Skip all pictures. Write out the data below from its first line through the line that contains "const BEST = '#f5c400';".

═══ The records ═══

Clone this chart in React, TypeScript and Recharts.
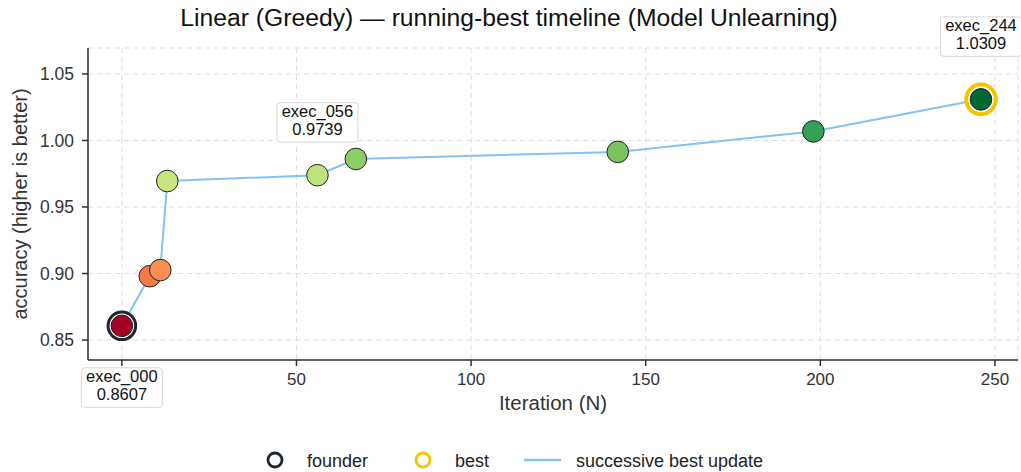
import React from 'react';
import { ComposedChart, Line, Scatter, XAxis, YAxis, CartesianGrid } from 'recharts';

// ---- data ----
const execIds = ['exec_000', 'exec_008', 'exec_011', 'exec_013', 'exec_056', 'exec_067', 'exec_142', 'exec_198', 'exec_244'];
const iterations = [0, 8, 11, 13, 56, 67, 142, 198, 246];
const accuracy = [0.8607, 0.898, 0.9026, 0.9695, 0.9739, 0.9861, 0.9914, 1.0068, 1.0309];
const annotatedExecs = ['exec_000', 'exec_056', 'exec_244'];
const xTicks = [0, 50, 100, 150, 200, 250];
const yTicks = [0.85, 0.9, 0.95, 1.0, 1.05];

// ---- styles ----
const pointColors = ['#a50026', '#f57a49', '#f98d52', '#c4e67c', '#bde27a', '#8bce62', '#7ac35e', '#35a156', '#006837'];
const annotationPlacement: Record<string, { side: 'above' | 'below'; gap: number }> = {
  exec_000: { side: 'below', gap: 42 },
  exec_056: { side: 'above', gap: 33 },
  exec_244: { side: 'above', gap: 43 },
};
const FONT = '"Liberation Sans", Arial, Helvetica, sans-serif';
const AXIS = '#2b313b';
const TEXT = '#333';
const LINE = '#82c3f6';
const FOUNDER = '#1f2633';
const BEST = '#f5c400';

const points = iterations.map((x, i) => ({
  x,
  y: accuracy[i],
  id: execIds[i],
  color: pointColors[i],
  founder: i === 0,
  best: i === iterations.length - 1,
}));
const annotations = points.filter((p) => annotatedExecs.includes(p.id));
const coveredTicks = annotations.filter((a) => annotationPlacement[a.id].side === 'below').map((a) => a.x);

const DotShape = (props: any) => {
  const { cx, cy, payload } = props;
  if (cx == null || cy == null) return <g />;
  return (
    <g>
      {payload.founder && <circle cx={cx} cy={cy} r={13.8} fill="#fff" stroke={FOUNDER} strokeWidth={3} />}
      {payload.best && <circle cx={cx} cy={cy} r={14.8} fill="#fff" stroke={BEST} strokeWidth={4} />}
      <circle cx={cx} cy={cy} r={10.8} fill={payload.color} stroke="#222" strokeWidth={1} />
    </g>
  );
};

const AnnotationShape = (props: any) => {
  const { cx, cy, payload } = props;
  if (cx == null || cy == null) return <g />;
  const place = annotationPlacement[payload.id];
  const w = 81;
  const h = 39.5;
  const top = place.side === 'below' ? cy + place.gap : cy - place.gap - h;
  return (
    <g>
      <rect x={cx - w / 2} y={top} width={w} height={h} rx={3} fill="#fff" stroke="#d6d6d6" strokeWidth={1} />
      <text x={cx} y={top + 14.5} textAnchor="middle" fontSize={16.5} fontFamily={FONT} fill="#111">
        {payload.id}
      </text>
      <text x={cx} y={top + 32.5} textAnchor="middle" fontSize={16.5} fontFamily={FONT} fill="#111">
        {payload.y.toFixed(4)}
      </text>
    </g>
  );
};

export default function App() {
  return (
    <div style={{ position: 'absolute', left: 0, top: 0, width: 1021, height: 472, background: '#fff', fontFamily: FONT }}>
      <svg width={1021} height={40} style={{ position: 'absolute', left: 0, top: 0 }}>
        <text x={509} y={26} textAnchor="middle" fontSize={24.7} fontFamily={FONT} fill="#111">
          Linear (Greedy) — running-best timeline (Model Unlearning)
        </text>
      </svg>
      <div style={{ position: 'absolute', left: 0, top: 0 }}>
        <ComposedChart width={1021} height={472} margin={{ top: 48, right: 3, left: 0, bottom: 55 }}>
          <CartesianGrid stroke="#dedede" strokeDasharray="5 4" />
          <XAxis
            type="number"
            dataKey="x"
            domain={[-9.7, 256.6]}
            ticks={xTicks}
            height={57}
            stroke={AXIS}
            strokeWidth={1.5}
            tickSize={6}
            tickMargin={7}
            tickFormatter={(v: number) => (coveredTicks.includes(v) ? '' : String(v))}
            tick={{ fill: TEXT, fontSize: 17, fontFamily: FONT }}
            label={{ value: 'Iteration (N)', position: 'insideBottom', offset: 7, fill: TEXT, fontSize: 20.5, fontFamily: FONT }}
          />
          <YAxis
            type="number"
            dataKey="y"
            domain={[0.835, 1.0695]}
            ticks={yTicks}
            width={88}
            stroke={AXIS}
            strokeWidth={1.5}
            tickSize={6}
            tickMargin={8}
            tickFormatter={(v: number) => v.toFixed(2)}
            tick={{ fill: TEXT, fontSize: 17.5, fontFamily: FONT }}
            label={{
              value: 'accuracy (higher is better)',
              angle: -90,
              position: 'insideLeft',
              offset: 20,
              style: { textAnchor: 'middle' },
              fill: TEXT,
              fontSize: 20,
              fontFamily: FONT,
            }}
          />
          <Line data={points} dataKey="y" type="linear" stroke={LINE} strokeWidth={2} dot={false} activeDot={false} isAnimationActive={false} />
          <Scatter data={points} dataKey="y" shape={<DotShape />} isAnimationActive={false} />
          <Scatter data={annotations} dataKey="y" shape={<AnnotationShape />} isAnimationActive={false} />
        </ComposedChart>
      </div>
      <svg width={1021} height={30} style={{ position: 'absolute', left: 0, top: 442 }}>
        <circle cx={275} cy={18} r={7} fill="none" stroke={FOUNDER} strokeWidth={2.8} />
        <circle cx={423} cy={18} r={7} fill="none" stroke={BEST} strokeWidth={2.8} />
        <line x1={524} y1={18} x2={561} y2={18} stroke={LINE} strokeWidth={2.5} />
        <text x={307} y={24.5} fontSize={18} fontFamily={FONT} fill="#222">founder</text>
        <text x={455} y={24.5} fontSize={18} fontFamily={FONT} fill="#222">best</text>
        <text x={576} y={24.5} fontSize={18} fontFamily={FONT} fill="#222">successive best update</text>
      </svg>
    </div>
  );
}
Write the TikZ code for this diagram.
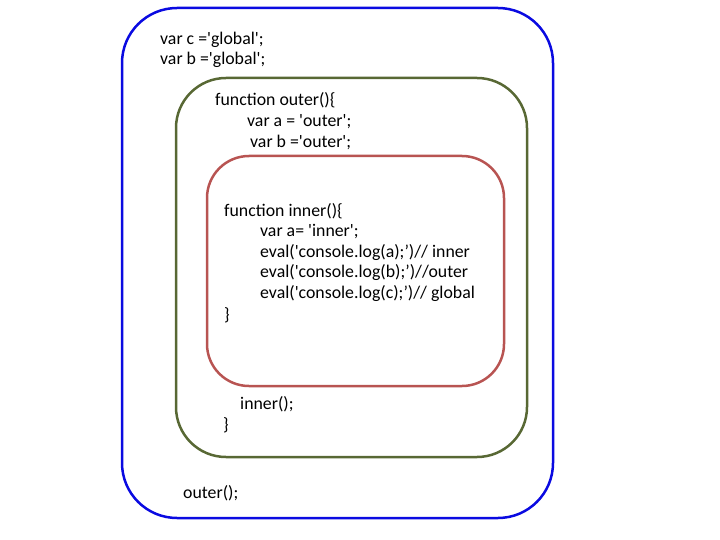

═══

**Complete output**.
Clone this chart in React, TypeScript and Recharts.
import React from 'react';
import { ComposedChart, Line, Scatter, XAxis, YAxis, CartesianGrid } from 'recharts';

// ---- data ----
const execIds = ['exec_000', 'exec_008', 'exec_011', 'exec_013', 'exec_056', 'exec_067', 'exec_142', 'exec_198', 'exec_244'];
const iterations = [0, 8, 11, 13, 56, 67, 142, 198, 246];
const accuracy = [0.8607, 0.898, 0.9026, 0.9695, 0.9739, 0.9861, 0.9914, 1.0068, 1.0309];
const annotatedExecs = ['exec_000', 'exec_056', 'exec_244'];
const xTicks = [0, 50, 100, 150, 200, 250];
const yTicks = [0.85, 0.9, 0.95, 1.0, 1.05];

// ---- styles ----
const pointColors = ['#a50026', '#f57a49', '#f98d52', '#c4e67c', '#bde27a', '#8bce62', '#7ac35e', '#35a156', '#006837'];
const annotationPlacement: Record<string, { side: 'above' | 'below'; gap: number }> = {
  exec_000: { side: 'below', gap: 42 },
  exec_056: { side: 'above', gap: 33 },
  exec_244: { side: 'above', gap: 43 },
};
const FONT = '"Liberation Sans", Arial, Helvetica, sans-serif';
const AXIS = '#2b313b';
const TEXT = '#333';
const LINE = '#82c3f6';
const FOUNDER = '#1f2633';
const BEST = '#f5c400';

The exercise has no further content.